Task details => Check each line of the listing below for the string "this", and copy the ones that have it.

Data shown =>
--
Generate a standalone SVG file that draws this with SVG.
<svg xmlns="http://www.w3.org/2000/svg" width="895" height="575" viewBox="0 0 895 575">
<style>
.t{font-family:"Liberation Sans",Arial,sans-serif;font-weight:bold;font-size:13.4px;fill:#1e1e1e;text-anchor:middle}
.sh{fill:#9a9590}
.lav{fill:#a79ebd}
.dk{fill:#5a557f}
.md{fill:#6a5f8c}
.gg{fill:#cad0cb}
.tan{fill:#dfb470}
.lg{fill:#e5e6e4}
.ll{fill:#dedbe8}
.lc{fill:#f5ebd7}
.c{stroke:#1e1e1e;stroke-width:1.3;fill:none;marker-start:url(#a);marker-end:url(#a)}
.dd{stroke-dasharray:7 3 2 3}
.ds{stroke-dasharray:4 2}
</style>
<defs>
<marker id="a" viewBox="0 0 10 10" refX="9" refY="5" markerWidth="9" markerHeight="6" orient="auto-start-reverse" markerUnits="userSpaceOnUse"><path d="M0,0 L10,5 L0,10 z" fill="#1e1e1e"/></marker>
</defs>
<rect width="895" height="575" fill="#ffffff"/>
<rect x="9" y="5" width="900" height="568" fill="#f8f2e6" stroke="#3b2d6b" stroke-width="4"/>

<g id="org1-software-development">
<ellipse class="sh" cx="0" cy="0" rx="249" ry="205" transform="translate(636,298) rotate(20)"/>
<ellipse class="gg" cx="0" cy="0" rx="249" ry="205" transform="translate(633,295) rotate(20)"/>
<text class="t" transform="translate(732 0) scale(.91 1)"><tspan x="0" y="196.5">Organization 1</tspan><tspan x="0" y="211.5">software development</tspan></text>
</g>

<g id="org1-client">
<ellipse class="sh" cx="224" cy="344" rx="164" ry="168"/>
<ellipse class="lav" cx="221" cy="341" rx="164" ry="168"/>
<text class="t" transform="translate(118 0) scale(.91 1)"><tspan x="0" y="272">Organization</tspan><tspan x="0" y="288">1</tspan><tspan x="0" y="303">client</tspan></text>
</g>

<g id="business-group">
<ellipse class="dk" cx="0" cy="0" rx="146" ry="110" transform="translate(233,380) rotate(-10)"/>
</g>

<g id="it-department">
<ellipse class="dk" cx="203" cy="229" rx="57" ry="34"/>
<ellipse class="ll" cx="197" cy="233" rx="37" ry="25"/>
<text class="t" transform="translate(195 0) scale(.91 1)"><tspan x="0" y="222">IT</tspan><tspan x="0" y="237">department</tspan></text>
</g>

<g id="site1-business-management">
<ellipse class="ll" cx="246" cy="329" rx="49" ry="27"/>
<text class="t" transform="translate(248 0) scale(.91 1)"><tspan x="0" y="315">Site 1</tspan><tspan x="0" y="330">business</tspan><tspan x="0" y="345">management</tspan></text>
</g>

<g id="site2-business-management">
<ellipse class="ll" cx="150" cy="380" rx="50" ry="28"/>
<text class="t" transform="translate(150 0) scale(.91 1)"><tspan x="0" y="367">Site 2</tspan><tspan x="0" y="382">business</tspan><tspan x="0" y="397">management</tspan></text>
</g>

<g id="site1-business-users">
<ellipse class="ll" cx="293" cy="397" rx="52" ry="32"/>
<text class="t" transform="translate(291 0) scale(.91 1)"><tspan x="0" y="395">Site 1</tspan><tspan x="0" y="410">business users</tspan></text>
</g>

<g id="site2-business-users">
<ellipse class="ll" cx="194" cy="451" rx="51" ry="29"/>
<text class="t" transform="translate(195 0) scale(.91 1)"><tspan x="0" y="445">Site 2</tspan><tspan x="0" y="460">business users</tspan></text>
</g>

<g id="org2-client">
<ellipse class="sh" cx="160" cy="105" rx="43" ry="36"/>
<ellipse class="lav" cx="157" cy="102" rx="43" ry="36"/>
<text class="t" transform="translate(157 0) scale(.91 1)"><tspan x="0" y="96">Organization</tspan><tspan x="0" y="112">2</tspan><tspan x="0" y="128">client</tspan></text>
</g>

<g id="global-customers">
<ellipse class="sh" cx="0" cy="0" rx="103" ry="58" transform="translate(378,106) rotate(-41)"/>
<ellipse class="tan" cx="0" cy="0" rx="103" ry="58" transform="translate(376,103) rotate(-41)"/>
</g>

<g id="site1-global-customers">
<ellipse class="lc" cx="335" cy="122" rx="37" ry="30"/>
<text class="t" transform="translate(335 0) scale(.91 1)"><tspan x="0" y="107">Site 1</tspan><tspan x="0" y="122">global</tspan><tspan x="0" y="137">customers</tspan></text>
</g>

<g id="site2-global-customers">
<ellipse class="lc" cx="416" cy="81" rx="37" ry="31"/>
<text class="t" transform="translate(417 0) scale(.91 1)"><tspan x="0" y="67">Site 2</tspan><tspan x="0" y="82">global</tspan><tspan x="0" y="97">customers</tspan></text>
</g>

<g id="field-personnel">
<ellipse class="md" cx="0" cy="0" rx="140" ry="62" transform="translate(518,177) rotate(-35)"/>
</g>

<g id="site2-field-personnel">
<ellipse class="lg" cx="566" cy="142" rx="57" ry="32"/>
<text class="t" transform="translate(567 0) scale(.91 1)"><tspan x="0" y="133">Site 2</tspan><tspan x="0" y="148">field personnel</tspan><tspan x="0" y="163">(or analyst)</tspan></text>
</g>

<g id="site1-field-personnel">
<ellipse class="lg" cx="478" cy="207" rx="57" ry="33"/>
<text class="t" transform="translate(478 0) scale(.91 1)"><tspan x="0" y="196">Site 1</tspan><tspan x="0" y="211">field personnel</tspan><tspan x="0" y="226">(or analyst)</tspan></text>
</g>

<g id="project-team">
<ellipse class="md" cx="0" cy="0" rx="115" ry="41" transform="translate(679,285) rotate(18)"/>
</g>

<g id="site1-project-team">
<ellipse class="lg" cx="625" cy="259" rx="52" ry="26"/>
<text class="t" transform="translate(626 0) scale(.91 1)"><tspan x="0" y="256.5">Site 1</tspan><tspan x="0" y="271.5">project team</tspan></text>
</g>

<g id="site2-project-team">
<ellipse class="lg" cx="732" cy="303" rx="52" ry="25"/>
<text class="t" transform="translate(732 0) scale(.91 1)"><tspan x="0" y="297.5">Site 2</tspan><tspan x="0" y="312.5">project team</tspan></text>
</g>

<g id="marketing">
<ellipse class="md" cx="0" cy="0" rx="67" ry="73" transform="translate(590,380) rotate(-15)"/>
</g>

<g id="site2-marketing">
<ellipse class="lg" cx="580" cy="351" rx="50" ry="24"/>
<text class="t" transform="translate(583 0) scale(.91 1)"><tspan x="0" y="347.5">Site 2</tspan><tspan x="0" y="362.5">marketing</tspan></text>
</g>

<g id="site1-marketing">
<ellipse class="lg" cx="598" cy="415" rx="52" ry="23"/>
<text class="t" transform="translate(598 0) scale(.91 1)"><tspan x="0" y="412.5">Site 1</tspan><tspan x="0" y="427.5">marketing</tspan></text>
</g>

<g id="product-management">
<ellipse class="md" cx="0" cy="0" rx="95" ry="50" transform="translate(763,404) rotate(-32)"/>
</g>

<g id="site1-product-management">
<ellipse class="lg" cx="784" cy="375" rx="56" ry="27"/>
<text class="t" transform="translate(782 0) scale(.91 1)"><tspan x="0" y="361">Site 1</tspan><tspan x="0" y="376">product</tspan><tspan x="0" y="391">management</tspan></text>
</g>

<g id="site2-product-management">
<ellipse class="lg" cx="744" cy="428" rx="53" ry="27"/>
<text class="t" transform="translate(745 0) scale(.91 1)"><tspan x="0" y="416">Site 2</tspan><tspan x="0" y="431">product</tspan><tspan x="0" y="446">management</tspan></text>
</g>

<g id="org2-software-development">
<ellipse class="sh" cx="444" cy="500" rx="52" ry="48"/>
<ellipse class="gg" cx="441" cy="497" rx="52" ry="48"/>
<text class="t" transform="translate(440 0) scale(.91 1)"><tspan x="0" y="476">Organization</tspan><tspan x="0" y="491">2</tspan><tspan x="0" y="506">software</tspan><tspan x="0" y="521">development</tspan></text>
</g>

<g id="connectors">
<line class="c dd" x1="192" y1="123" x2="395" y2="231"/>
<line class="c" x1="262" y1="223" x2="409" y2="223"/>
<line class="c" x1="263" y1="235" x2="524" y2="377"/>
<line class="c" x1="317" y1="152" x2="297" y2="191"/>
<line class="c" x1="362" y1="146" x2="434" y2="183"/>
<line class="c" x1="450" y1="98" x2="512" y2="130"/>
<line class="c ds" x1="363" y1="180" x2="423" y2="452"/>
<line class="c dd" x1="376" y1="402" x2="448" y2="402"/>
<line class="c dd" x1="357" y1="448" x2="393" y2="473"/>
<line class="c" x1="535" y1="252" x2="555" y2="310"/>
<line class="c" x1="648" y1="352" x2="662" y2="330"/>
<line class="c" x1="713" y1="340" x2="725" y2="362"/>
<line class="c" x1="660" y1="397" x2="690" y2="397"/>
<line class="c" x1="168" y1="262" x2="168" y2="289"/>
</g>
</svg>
--
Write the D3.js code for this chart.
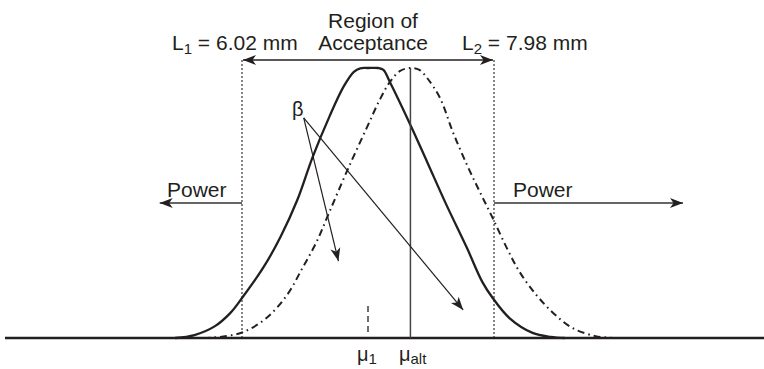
--
Output =>
Generate a standalone SVG file that draws this with SVG.
Write the D3.js code for this chart.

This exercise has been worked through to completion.